Retailers encounter many of the same problems as manufacturers in managing their supply chains in the Caribbean. Rod Birkin, director of sourcing at JCPenney, explains: "The challenge to achieving efficient logistics in this region is the requirement to use U.S. yarn and fabrics. We use more Asian fabric than U.S. fabric due to cost differentials, which is cheaper but slower. Our type of production is so basic that we can pre-position product in Central America. That is why we produce more basic goods than fashion goods in Central America - because the pattern is more predictable."
The practice of time-definite distribution is increasing at JCPenney, says Birkin, who adds that the company, which ships from Central America as well as the Dominican Republic and Haiti, saw its business in the region grow last year because of the CBTPA.

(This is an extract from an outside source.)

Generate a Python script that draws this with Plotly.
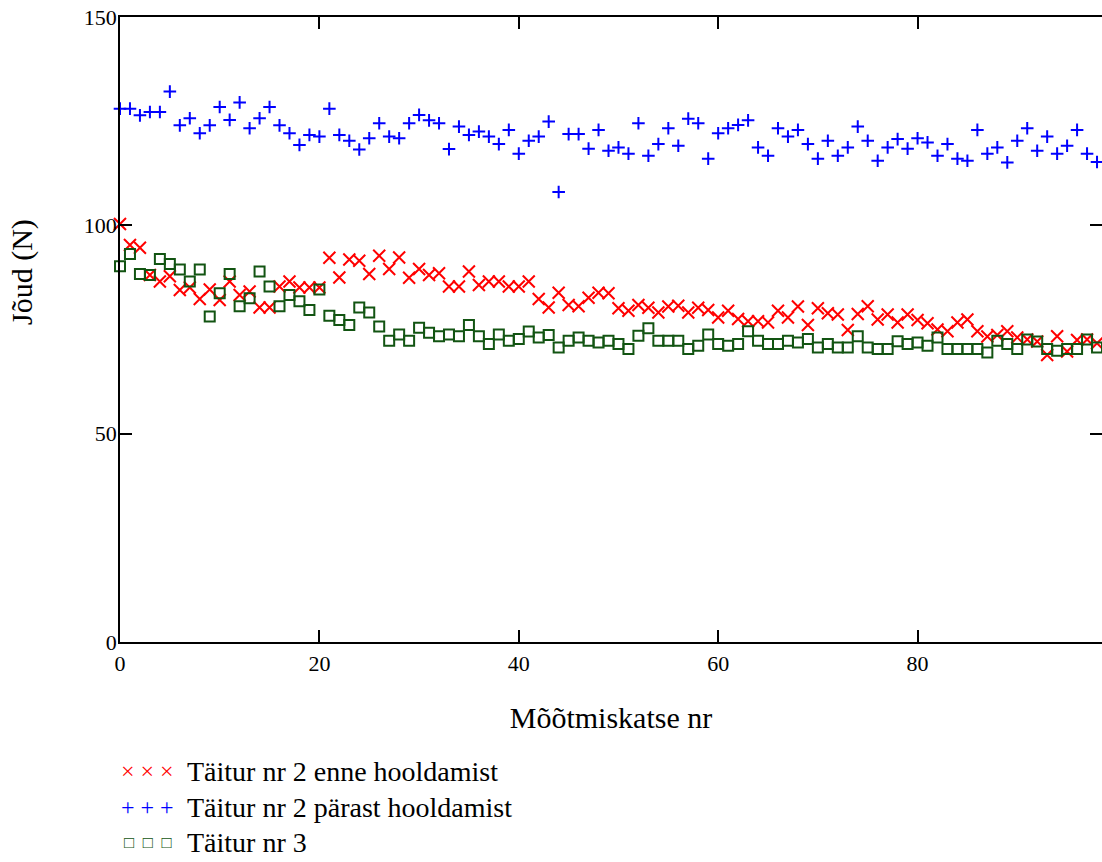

For JCPenney, logistics is also changing on the U.S. side. Says Birkin: "In the past, we received merchandise from distribution centers as either bulk, pre-packaged or pick-pack destined for our 1,100 stores. We used two major warehouses for import merchandise, cross docking and pick-pack. But beginning mid-year, we will operate a number of store support centers, from which we will ship by break-bulk to stores within a particular group. This will simplify the system and make logistics more efficient."
The Caribbean Basin has proven to be a valuable supply chain link for U.S. apparel retailers. Although sourcing from the region can reduce cycle time, the challenge for many companies is to maximize the advantage of the location by maintaining an efficient logistics network on both the foreign and domestic sides.
ANTHONY COIA is a transportation geographer specializing in logistics and emerging markets. In addition to writing about supply chain management and related subjects, he has worked in international logistics operations in both the public and private sectors.